5. Finally, it has been pointed out now that in Suit No. 2773 of 1926 which was a partition suit filed on November 29, 1926, by the present defendant No. 1's brother against his father an d the present defendant No. 1 the plaintiff' in that suit was under the ruling which I have now given also a minor at the date of the institution of that suit. But the answer to that appears to me to be that the plaintiff in that suit, who is now defendant No. 2 in this suit, completed his twenty-first year in January 1927 and adopted the proceedings in that suit and continued them. And here I may refer to the Privy Council case of Gharib-ul-lah v. Khalah Singh (1903) L.R. 30 IndAp 165 which I have already referred to, where the point in the passage that I last cited from the judgment of their Lordships is met by them in the following terms (p. 171):-
As to this it seems sufficient to say that the second respondent is now of full age and able to bring his case before the Court; that at the time of the mortgages in question he was of full age according to the general Hindu law; that he executed the mortgages himself as a person of full age; and that if there were any grounds for exempting him from liability, it was for him to shew them, which he has failed to do.
This is a very similar position to the position of the plaintiff in suit No. 2773 of 1926. Nor would the plaintiff's position in that case have been different if a next friend had been appointed for him in his place because the questions in that suit were questions of law and were fully argued for him. I may state that in his reasons for his order dated March 19, 1928, the learned Chief Justice also adopted the view that the plaintiff in suit No. 2773 of 1926' had adopted and continued the proceedings in that suit after completing his twenty-first year. I, therefore, answer issue No. 1 in the affirmative.

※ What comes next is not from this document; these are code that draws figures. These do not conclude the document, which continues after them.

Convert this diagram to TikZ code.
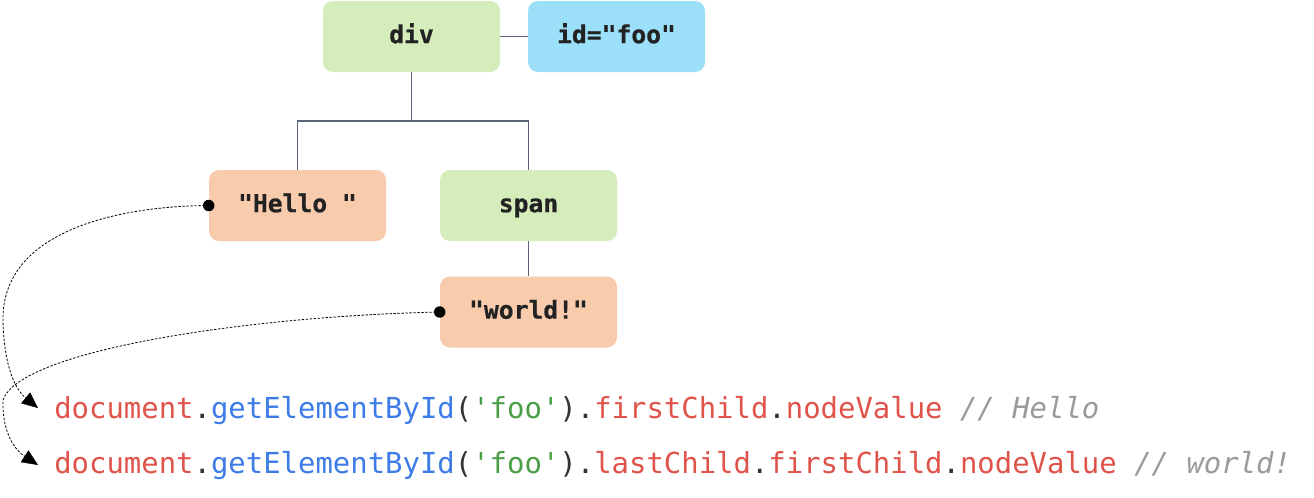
\documentclass[tikz,border=0pt]{standalone}
\usepackage{fontspec}
\setmonofont{DejaVu Sans Mono}
\newfontfamily\labelfont{DejaVu Sans Mono Bold}[FakeBold=0.6]
\usetikzlibrary{arrows.meta}
\definecolor{elemfill}{HTML}{D4EDBB}
\definecolor{attrfill}{HTML}{9CDFF9}
\definecolor{textfill}{HTML}{F8CBAD}
\definecolor{treeline}{HTML}{5B6478}
\definecolor{labelink}{HTML}{222222}
\definecolor{jsred}{HTML}{E0534A}
\definecolor{jsblue}{HTML}{3D7CE8}
\definecolor{jsgreen}{HTML}{4A9E45}
\definecolor{jspunct}{HTML}{333333}
\definecolor{jscomment}{HTML}{9A9A9A}
\tikzset{
  domnode/.style={rounded corners=7.5pt, minimum width=132.75pt, minimum height=53.25pt,
    inner sep=0pt, text height=10pt, text depth=0pt,
    font=\labelfont\fontsize{18.5}{20}\selectfont, text=labelink},
  elemnode/.style={domnode, fill=elemfill},
  attrnode/.style={domnode, fill=attrfill},
  textnode/.style={domnode, fill=textfill},
  treeedge/.style={draw=treeline, line width=0.9pt},
  codeline/.style={anchor=base west, inner sep=0pt, font=\ttfamily\fontsize{21.7}{24}\selectfont},
  lookup/.style={draw=black, line width=0.6pt, dash pattern=on 1.8pt off 1.2pt,
    -{Triangle[length=12pt,width=10.5pt,fill=black,line width=0.3pt]}},
}
\newcommand{\jsR}[1]{\textcolor{jsred}{#1}}
\newcommand{\jsB}[1]{\textcolor{jsblue}{#1}}
\newcommand{\jsG}[1]{\textcolor{jsgreen}{#1}}
\newcommand{\jsP}[1]{\textcolor{jspunct}{#1}}
\newcommand{\jsC}[1]{\textcolor{jscomment}{\itshape #1}}
\begin{document}
\begin{tikzpicture}[x=0.75pt,y=-0.75pt]
\useasboundingbox (0,0) rectangle (1314,497);

% DOM tree
\node[elemnode] (div) at (411.5,36.5) {div};
\node[attrnode] (id) at (616.5,36.5) {id="foo"};
\node[textnode] (hello) at (297.5,205.5) {"Hello "};
\node[elemnode] (span) at (528.5,205.5) {span};
\node[textnode] (world) at (528.5,312) {"world!"};

\coordinate (fork) at (411.5,121);
\draw[treeedge] (div.east) -- (id.west);
\draw[treeedge] (div.south) -- (fork);
\draw[treeedge] (fork) -| (hello.north);
\draw[treeedge] (fork) -| (span.north);
\draw[treeedge] (span.south) -- (world.north);

% JavaScript lookups
\node[codeline] (code1) at (54,418) {\jsR{document}\jsP{.}\jsB{getElementById}\jsP{(}\jsG{'foo'}\jsP{)}\jsP{.}\jsR{firstChild}\jsP{.}\jsR{nodeValue} \jsC{// Hello}};
\node[codeline] (code2) at (54,473) {\jsR{document}\jsP{.}\jsB{getElementById}\jsP{(}\jsG{'foo'}\jsP{)}\jsP{.}\jsR{lastChild}\jsP{.}\jsR{firstChild}\jsP{.}\jsR{nodeValue} \jsC{// world!}};

\coordinate (tip1) at (38,408);
\coordinate (tip2) at (38,465);

\draw[lookup] (hello.west) .. controls (120,206) and (2,230) .. (3,320)
  .. controls (4,368) and (16,390) .. (tip1);
\draw[lookup] (world.west) .. controls (250,316) and (20,350) .. (3,400)
  .. controls (2,428) and (12,448) .. (tip2);

\fill (hello.west) circle (4.3pt);
\fill (world.west) circle (4.3pt);
\end{tikzpicture}
\end{document}
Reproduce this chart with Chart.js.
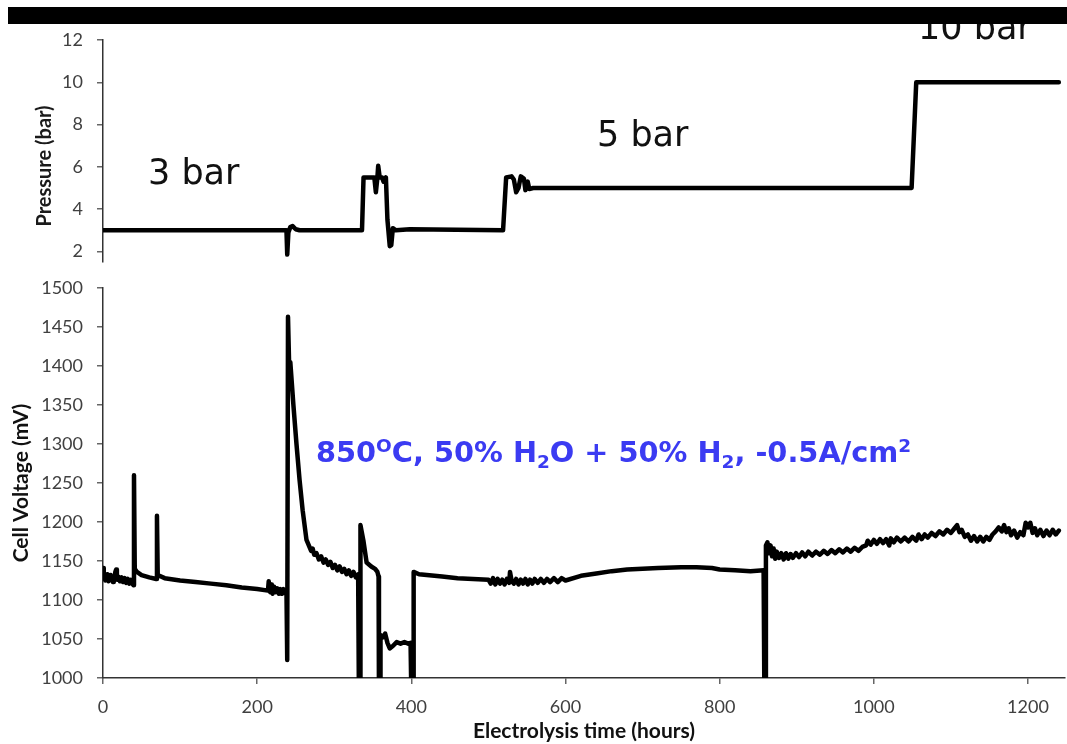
<!DOCTYPE html>
<html><head><meta charset="utf-8">
<script src="https://cdn.jsdelivr.net/npm/chart.js@4.4.1/dist/chart.umd.min.js"></script>
<style>
body{margin:0;background:#fff;overflow:hidden}
#wrap{position:relative;width:1067px;height:744px;background:#fff}
canvas{position:absolute;left:0;top:0}
#bar{position:absolute;left:8px;top:7px;width:1059px;height:17px;background:#000;z-index:5}
</style>
</head><body>
<div id="wrap">
<canvas id="cTop" width="1067" height="744"></canvas>
<canvas id="cBot" width="1067" height="744"></canvas>
<div id="bar"></div>
</div>
<script>
// ---- data ----
const xTickValues = [0, 200, 400, 600, 800, 1000, 1200];
const pressureTickValues = [2, 4, 6, 8, 10, 12];
const voltageTickValues = [1000, 1050, 1100, 1150, 1200, 1250, 1300, 1350, 1400, 1450, 1500];

const pressureHours = [0, 238, 239, 240.5, 243, 246, 250, 255, 336, 338, 352, 354, 356, 357, 359, 362, 364, 367, 369, 372, 374, 376, 380, 398, 519, 523, 530, 533, 536, 539, 542, 546, 548, 551, 553, 558, 600, 1049, 1055, 1240];
const pressureBar = [3.0, 3.0, 1.85, 2.9, 3.15, 3.2, 3.05, 3.0, 3.0, 5.5, 5.5, 4.8, 5.5, 6.05, 5.5, 5.5, 5.3, 5.5, 3.5, 2.25, 2.3, 3.1, 3.0, 3.05, 3.0, 5.5, 5.55, 5.4, 4.8, 5.0, 5.55, 5.45, 4.9, 5.3, 4.95, 5.0, 5.0, 5.0, 10.0, 10.0];

const voltageHours = [
  0, 1, 2, 3, 4, 5, 6, 7, 8, 9, 10, 11, 12, 13, 14, 15, 16, 17, 18, 19, 20, 22, 24, 26, 28, 30, 32, 34, 36, 38, 39.5,
  40.2, 41.2, 44, 50, 60, 69, 70, 71, 80, 100, 120, 140, 160, 180, 200,
  214, 215, 216, 217, 218, 219, 220, 222, 224, 226, 228, 230, 232, 234, 236, 238,
  239, 240, 241.5, 243, 247, 251, 255, 259,
  264, 267, 270, 272, 274, 277, 280, 283, 286, 289, 292, 295, 298, 301, 304, 307, 310, 313, 316, 319, 322, 325, 328, 331,
  332, 333.5, 334, 338, 342, 348, 353, 356, 357.5, 358, 359.5,
  360, 363, 366, 369, 372, 376, 381, 386, 391, 396, 399, 400, 402.5,
  403, 410, 420, 440, 460, 480,
  500, 503, 506, 509, 512, 515, 518, 521, 524, 527, 528, 530, 533, 536, 539, 542, 545, 548, 551, 554, 557, 560, 564, 568, 572, 576, 580, 585, 590, 595, 600,
  620, 640, 660, 680, 700, 720, 750, 770, 790, 800, 820, 840, 857, 858, 859.5,
  860, 862, 864, 866, 868, 870, 872, 874, 877, 880, 883, 886, 889, 892, 895, 899, 903, 907, 911, 915, 920, 925, 930, 935, 940, 945, 950, 955, 960, 965, 970, 975, 980, 985,
  990, 992, 996, 1000, 1004, 1008, 1012, 1016, 1020, 1022, 1026, 1030, 1035, 1040, 1045, 1050, 1055, 1058, 1062, 1066, 1070, 1075, 1080, 1085, 1090, 1095, 1100, 1104,
  1108, 1111, 1114, 1118, 1122, 1126, 1130, 1134, 1138, 1142, 1146, 1150, 1154, 1158, 1162, 1166, 1169, 1172, 1175, 1178, 1182, 1186, 1190, 1194, 1197, 1200, 1203,
  1206, 1209, 1212, 1216, 1220, 1224, 1228, 1232, 1236, 1240
];
const voltageMv = [
  1141, 1130, 1134, 1125, 1131, 1127, 1133, 1124, 1130, 1126, 1132, 1125, 1129, 1123, 1130, 1127, 1136, 1139, 1131, 1126, 1130, 1124, 1129, 1123, 1128, 1122, 1127, 1121, 1126, 1121, 1119,
  1260, 1140, 1136, 1132, 1129, 1127, 1208, 1132, 1128, 1125, 1123, 1121, 1119, 1116, 1114,
  1112, 1124, 1116, 1110, 1120, 1112, 1108, 1117, 1110, 1115, 1108, 1114, 1108, 1114, 1109, 1113,
  1023, 1463, 1400, 1405, 1350, 1300, 1254, 1215,
  1177, 1170, 1163, 1166, 1158, 1160, 1152, 1156, 1148, 1152, 1145, 1149, 1141, 1145, 1138, 1143, 1136, 1140, 1133, 1138, 1131, 1136, 1129, 1133,
  980, 980, 1196, 1175, 1148, 1143, 1140, 1136, 1130, 980, 980,
  1055, 1052, 1057, 1045, 1038, 1041, 1046, 1044, 1046, 1044, 1045, 980, 980,
  1136, 1133, 1132, 1130, 1128, 1127,
  1126, 1121, 1128, 1120, 1127, 1121, 1126, 1120, 1127, 1122, 1136, 1125, 1121, 1127, 1120, 1126, 1121, 1127, 1120, 1126, 1121, 1127, 1122, 1127, 1122, 1127, 1123, 1128, 1123, 1128, 1125,
  1131, 1134, 1137, 1139, 1140, 1141, 1142, 1142, 1141, 1139, 1138, 1137, 1138, 980, 980,
  1170, 1174, 1160, 1170, 1156, 1166, 1153, 1162, 1154, 1160, 1152, 1160, 1153, 1159, 1154, 1160, 1155, 1161, 1156, 1162, 1157, 1162, 1158, 1163, 1159, 1164, 1160, 1165, 1161, 1166, 1162, 1167, 1163, 1168,
  1170, 1176, 1171, 1177, 1172, 1178, 1173, 1178, 1170, 1179, 1174, 1180, 1175, 1180, 1175, 1181, 1176, 1184, 1178, 1184, 1180, 1186, 1182, 1188, 1184, 1190, 1186, 1191,
  1196, 1187, 1190, 1181, 1184, 1176, 1182, 1175, 1181, 1175, 1181, 1177, 1184, 1188, 1193, 1188, 1196, 1187, 1192, 1183, 1189, 1180, 1187, 1183, 1199, 1193, 1199,
  1186, 1192, 1183, 1190, 1182, 1189, 1183, 1190, 1184, 1189
];

const pressureLabels = [
  {text: '3 bar', x: 148, y: 184},
  {text: '5 bar', x: 597, y: 146},
  {text: '10 bar', x: 918, y: 39}
];
</script>
<script>
const X_MIN = 0, X_MAX = 1248;
const AXIS_W = 103;
const tickFont = {family: 'Lato', size: 18};
const titleFont = {family: 'Lato', size: 21, weight: 'bold'};
const tickColor = '#404040';
const plainNum = v => String(v);

function pts(xs, ys){ return xs.map((x,i)=>({x:x, y:ys[i]})); }

const topLabelsPlugin = {
  id: 'topLabels',
  afterDatasetsDraw(chart){
    const ctx = chart.ctx;
    ctx.save();
    ctx.fillStyle = '#111';
    ctx.font = '35px "DejaVu Sans"';
    ctx.textBaseline = 'alphabetic';
    ctx.textAlign = 'left';
    pressureLabels.forEach(l => ctx.fillText(l.text, l.x, l.y));
    // y-axis title of the pressure panel
    ctx.translate(45, 166);
    ctx.rotate(-Math.PI / 2);
    ctx.textAlign = 'center';
    ctx.textBaseline = 'middle';
    ctx.font = 'bold 20px Lato';
    ctx.fillStyle = '#1a1a1a';
    ctx.fillText('Pressure (bar)', 0, 0);
    ctx.restore();
  }
};

const condPlugin = {
  id: 'cond',
  afterDatasetsDraw(chart){
    const ctx = chart.ctx;
    ctx.save();
    ctx.fillStyle = '#3b3bf2';
    ctx.textBaseline = 'alphabetic';
    ctx.textAlign = 'left';
    const big = 'bold 28.8px "DejaVu Sans"';
    const small = 'bold 18.5px "DejaVu Sans"';
    const runs = [
      ['850', big, 0], ['O', small, -10], ['C, 50% H', big, 0], ['2', small, 6],
      ['O + 50% H', big, 0], ['2', small, 6], [', -0.5A/cm', big, 0], ['2', small, -10]
    ];
    let x = 316; const base = 462;
    runs.forEach(r => { ctx.font = r[1]; ctx.fillText(r[0], x, base + r[2]); x += ctx.measureText(r[0]).width; });
    ctx.restore();
  }
};

const commonLine = {borderColor: '#000', borderWidth: 4.5, pointRadius: 0, tension: 0, fill: false, borderJoinStyle: 'round', borderCapStyle: 'round'};

new Chart(document.getElementById('cTop'), {
  type: 'line',
  data: {datasets: [Object.assign({data: pts(pressureHours, pressureBar)}, commonLine)]},
  options: {
    responsive: false, animation: false, parsing: false,
    layout: {padding: {left: 0, right: 2, top: 40, bottom: 744 - 262}},
    plugins: {legend: {display: false}, tooltip: {enabled: false}},
    scales: {
      x: {type: 'linear', min: X_MIN, max: X_MAX, display: false},
      y: {
        type: 'linear', min: 1.5, max: 12,
        afterBuildTicks: s => { s.ticks = pressureTickValues.map(v => ({value: v})); },
        afterFit: s => { s.width = AXIS_W; },
        ticks: {font: tickFont, color: tickColor, padding: 14, callback: plainNum},
        grid: {drawOnChartArea: false, drawTicks: true, tickLength: 6, color: '#666', lineWidth: 1.5},
        border: {display: true, color: '#333', width: 1.5},
        title: {display: false}
      }
    }
  },
  plugins: [topLabelsPlugin]
});

new Chart(document.getElementById('cBot'), {
  type: 'line',
  data: {datasets: [Object.assign({data: pts(voltageHours, voltageMv)}, commonLine)]},
  options: {
    responsive: false, animation: false, parsing: false,
    layout: {padding: {left: 0, right: 2, top: 288, bottom: 0}},
    plugins: {legend: {display: false}, tooltip: {enabled: false}},
    scales: {
      x: {
        type: 'linear', min: X_MIN, max: X_MAX,
        afterBuildTicks: s => { s.ticks = xTickValues.map(v => ({value: v})); },
        afterFit: s => { s.height = 66; },
        ticks: {font: tickFont, color: tickColor, padding: 12, maxRotation: 0, callback: plainNum},
        grid: {drawOnChartArea: false, drawTicks: true, tickLength: 6, color: '#666', lineWidth: 1.5},
        border: {display: true, color: '#333', width: 1.5},
        title: {display: true, text: 'Electrolysis time (hours)', font: titleFont, color: '#111', padding: {top: 0, bottom: 0}}
      },
      y: {
        type: 'linear', min: 1000, max: 1500,
        afterBuildTicks: s => { s.ticks = voltageTickValues.map(v => ({value: v})); },
        afterFit: s => { s.width = AXIS_W; },
        ticks: {font: tickFont, color: tickColor, padding: 14, callback: plainNum},
        grid: {drawOnChartArea: false, drawTicks: true, tickLength: 6, color: '#666', lineWidth: 1.5},
        border: {display: true, color: '#333', width: 1.5},
        title: {display: true, text: 'Cell Voltage (mV)', font: titleFont, color: '#111', padding: {top: 9, bottom: 0}}
      }
    }
  },
  plugins: [condPlugin]
});
</script>
</body></html>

6. I appoint Mr. Fahey guardian of defendant No. 1 for the suit. Liberty to the plaintiffs to amend the plaint by describing defendant No. 1 as a minor and bringing on record Mr. Fahey as his guardian ad litem. Mr. Fahey appointed guardian ad litem for defendants Nos. 3 and 4. The defendants waive service of the service of summons. Written statement to be filed by March 26, 1929, affidavit of documents by the 2nd proximo, inspection forthwith thereafter and hearing on April 11, 1929, subject to part heard.
7. The plaintiffs to pay the costs of the trial of these two issues.